TASK TO CARRY OUT:
Copy every line of the records below where the word "this" occurs.

╭──

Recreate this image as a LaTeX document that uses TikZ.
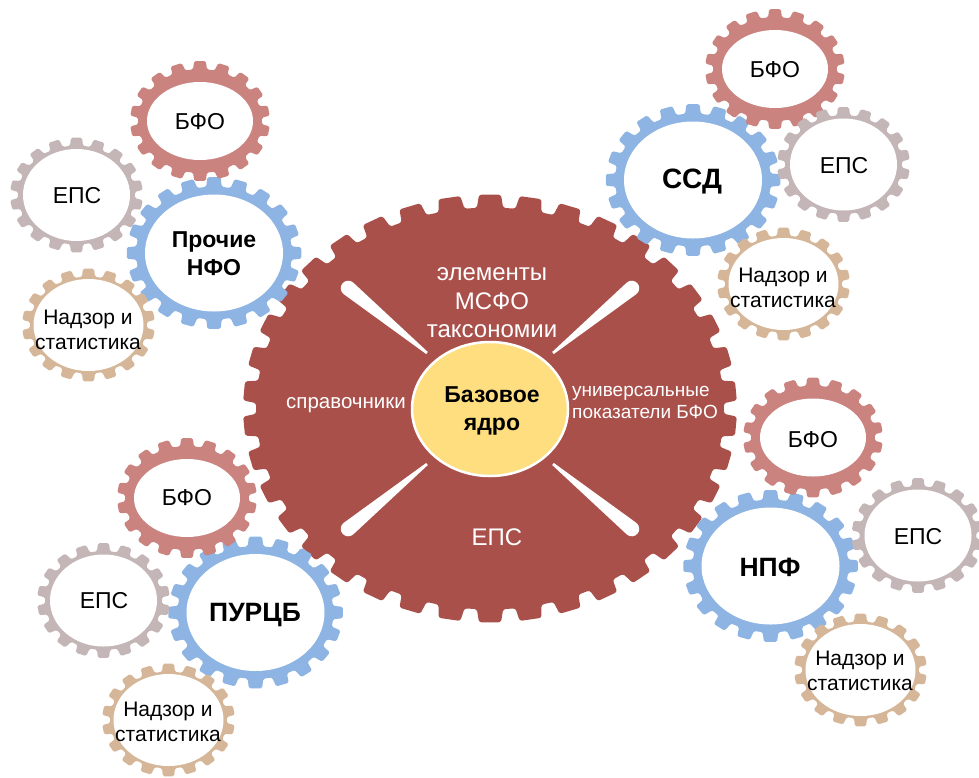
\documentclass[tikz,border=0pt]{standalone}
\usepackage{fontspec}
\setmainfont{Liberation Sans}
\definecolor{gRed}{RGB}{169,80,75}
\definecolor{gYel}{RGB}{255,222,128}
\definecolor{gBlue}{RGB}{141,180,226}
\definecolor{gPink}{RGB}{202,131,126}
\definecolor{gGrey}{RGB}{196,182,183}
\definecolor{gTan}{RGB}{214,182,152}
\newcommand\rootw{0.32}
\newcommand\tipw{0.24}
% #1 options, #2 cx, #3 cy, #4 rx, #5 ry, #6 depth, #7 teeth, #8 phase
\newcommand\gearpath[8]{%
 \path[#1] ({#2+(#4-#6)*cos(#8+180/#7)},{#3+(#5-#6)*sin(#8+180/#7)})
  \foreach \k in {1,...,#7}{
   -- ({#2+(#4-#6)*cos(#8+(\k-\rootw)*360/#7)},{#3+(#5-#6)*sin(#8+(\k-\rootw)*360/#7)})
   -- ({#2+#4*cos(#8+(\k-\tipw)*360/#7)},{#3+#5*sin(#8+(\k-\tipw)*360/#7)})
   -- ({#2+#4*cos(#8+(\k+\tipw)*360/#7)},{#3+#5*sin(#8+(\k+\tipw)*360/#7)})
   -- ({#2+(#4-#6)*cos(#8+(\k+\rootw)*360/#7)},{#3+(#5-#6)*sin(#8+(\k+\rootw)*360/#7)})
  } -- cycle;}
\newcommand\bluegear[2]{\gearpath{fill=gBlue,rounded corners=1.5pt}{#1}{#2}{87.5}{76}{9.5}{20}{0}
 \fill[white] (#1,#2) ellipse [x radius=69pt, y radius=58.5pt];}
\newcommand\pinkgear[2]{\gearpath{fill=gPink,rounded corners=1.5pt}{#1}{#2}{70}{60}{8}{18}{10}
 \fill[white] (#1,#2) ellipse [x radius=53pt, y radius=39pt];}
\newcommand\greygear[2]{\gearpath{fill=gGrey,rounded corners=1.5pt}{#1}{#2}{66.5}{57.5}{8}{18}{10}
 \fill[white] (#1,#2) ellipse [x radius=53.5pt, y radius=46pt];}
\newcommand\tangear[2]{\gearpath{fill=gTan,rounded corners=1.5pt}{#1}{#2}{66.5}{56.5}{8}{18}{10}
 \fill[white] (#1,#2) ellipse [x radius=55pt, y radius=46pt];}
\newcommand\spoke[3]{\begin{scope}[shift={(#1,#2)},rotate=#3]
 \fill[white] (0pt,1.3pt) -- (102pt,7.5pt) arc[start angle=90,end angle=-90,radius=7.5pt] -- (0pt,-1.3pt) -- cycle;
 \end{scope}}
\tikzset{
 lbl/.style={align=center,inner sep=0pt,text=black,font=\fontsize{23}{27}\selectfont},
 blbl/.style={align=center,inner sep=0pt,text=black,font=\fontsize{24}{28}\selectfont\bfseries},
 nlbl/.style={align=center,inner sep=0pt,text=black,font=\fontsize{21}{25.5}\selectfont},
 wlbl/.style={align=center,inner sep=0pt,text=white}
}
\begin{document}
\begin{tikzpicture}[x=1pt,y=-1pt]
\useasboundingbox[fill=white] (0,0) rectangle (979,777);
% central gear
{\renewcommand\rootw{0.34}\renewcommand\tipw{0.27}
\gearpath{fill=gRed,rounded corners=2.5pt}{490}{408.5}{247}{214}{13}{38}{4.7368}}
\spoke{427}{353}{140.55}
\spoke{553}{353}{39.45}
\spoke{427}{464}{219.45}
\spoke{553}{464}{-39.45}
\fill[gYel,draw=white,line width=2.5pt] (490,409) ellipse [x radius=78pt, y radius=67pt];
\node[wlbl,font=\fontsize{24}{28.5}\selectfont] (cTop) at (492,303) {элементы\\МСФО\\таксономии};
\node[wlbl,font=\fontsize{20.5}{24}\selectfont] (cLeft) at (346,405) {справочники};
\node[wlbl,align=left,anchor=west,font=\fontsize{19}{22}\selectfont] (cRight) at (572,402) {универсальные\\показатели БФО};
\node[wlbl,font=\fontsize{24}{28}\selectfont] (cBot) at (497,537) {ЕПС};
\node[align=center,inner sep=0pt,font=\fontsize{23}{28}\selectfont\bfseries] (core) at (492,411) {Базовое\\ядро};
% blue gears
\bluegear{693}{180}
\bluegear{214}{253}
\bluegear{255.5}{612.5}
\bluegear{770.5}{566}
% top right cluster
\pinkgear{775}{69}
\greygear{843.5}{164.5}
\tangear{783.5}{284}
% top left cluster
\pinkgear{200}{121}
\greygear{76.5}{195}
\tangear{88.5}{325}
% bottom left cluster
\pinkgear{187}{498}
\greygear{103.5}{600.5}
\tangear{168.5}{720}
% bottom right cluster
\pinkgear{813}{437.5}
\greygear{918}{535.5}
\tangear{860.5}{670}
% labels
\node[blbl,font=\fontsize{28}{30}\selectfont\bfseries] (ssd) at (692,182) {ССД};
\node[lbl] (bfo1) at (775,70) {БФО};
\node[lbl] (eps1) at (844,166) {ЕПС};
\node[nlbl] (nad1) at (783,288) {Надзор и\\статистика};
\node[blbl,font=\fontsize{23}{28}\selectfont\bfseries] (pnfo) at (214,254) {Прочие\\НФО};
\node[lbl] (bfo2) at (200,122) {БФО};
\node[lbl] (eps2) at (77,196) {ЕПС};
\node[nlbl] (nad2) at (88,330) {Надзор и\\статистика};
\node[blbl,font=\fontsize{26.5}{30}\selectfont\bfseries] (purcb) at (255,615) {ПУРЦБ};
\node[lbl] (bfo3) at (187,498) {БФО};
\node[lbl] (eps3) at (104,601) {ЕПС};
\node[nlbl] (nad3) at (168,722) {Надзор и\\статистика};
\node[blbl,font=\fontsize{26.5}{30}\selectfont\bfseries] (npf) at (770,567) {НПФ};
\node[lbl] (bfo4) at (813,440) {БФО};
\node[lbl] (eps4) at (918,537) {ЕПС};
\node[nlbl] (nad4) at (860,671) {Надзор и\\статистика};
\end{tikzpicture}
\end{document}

╰──
╭──

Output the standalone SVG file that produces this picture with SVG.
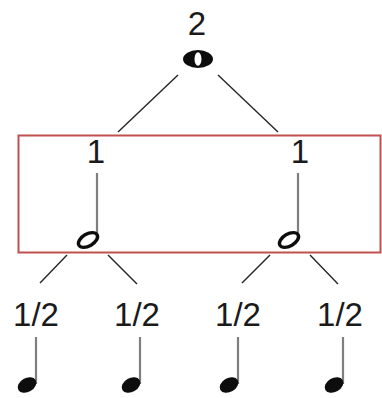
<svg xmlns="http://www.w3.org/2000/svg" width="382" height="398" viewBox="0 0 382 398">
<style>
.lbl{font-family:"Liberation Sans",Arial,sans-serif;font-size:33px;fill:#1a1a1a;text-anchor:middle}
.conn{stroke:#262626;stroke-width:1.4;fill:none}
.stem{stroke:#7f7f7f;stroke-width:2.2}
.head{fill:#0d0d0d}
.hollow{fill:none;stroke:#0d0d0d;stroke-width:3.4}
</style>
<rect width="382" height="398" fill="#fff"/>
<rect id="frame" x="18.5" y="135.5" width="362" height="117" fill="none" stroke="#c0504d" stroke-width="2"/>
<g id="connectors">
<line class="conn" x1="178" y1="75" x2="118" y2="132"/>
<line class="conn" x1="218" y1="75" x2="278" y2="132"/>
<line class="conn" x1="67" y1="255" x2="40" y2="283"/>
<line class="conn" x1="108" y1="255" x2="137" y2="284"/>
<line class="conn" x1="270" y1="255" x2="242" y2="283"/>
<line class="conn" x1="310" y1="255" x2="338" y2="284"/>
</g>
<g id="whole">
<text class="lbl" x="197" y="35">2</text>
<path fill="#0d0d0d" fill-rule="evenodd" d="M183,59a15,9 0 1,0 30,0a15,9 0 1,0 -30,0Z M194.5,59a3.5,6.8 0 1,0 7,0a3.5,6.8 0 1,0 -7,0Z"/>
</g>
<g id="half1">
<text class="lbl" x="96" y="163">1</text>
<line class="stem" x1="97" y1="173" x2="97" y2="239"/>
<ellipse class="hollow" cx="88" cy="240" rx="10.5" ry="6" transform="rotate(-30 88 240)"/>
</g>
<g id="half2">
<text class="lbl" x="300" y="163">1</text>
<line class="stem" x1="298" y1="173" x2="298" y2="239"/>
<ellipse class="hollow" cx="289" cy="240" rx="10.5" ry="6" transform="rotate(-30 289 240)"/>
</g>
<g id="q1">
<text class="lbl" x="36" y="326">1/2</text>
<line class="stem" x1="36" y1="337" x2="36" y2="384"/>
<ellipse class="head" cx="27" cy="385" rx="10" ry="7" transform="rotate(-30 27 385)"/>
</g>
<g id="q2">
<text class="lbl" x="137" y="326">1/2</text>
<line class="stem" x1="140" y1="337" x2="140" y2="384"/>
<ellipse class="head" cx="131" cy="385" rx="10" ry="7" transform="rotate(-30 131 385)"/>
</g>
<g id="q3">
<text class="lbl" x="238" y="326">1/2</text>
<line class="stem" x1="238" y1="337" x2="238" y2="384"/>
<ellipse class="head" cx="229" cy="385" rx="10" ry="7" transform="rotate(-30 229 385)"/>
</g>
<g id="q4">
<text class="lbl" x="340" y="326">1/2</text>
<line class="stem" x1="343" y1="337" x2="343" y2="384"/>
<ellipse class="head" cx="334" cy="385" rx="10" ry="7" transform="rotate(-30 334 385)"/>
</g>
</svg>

╰──

THE SOLUTION:
Recreate this image as a LaTeX document that uses TikZ.
Output the standalone SVG file that produces this picture with SVG.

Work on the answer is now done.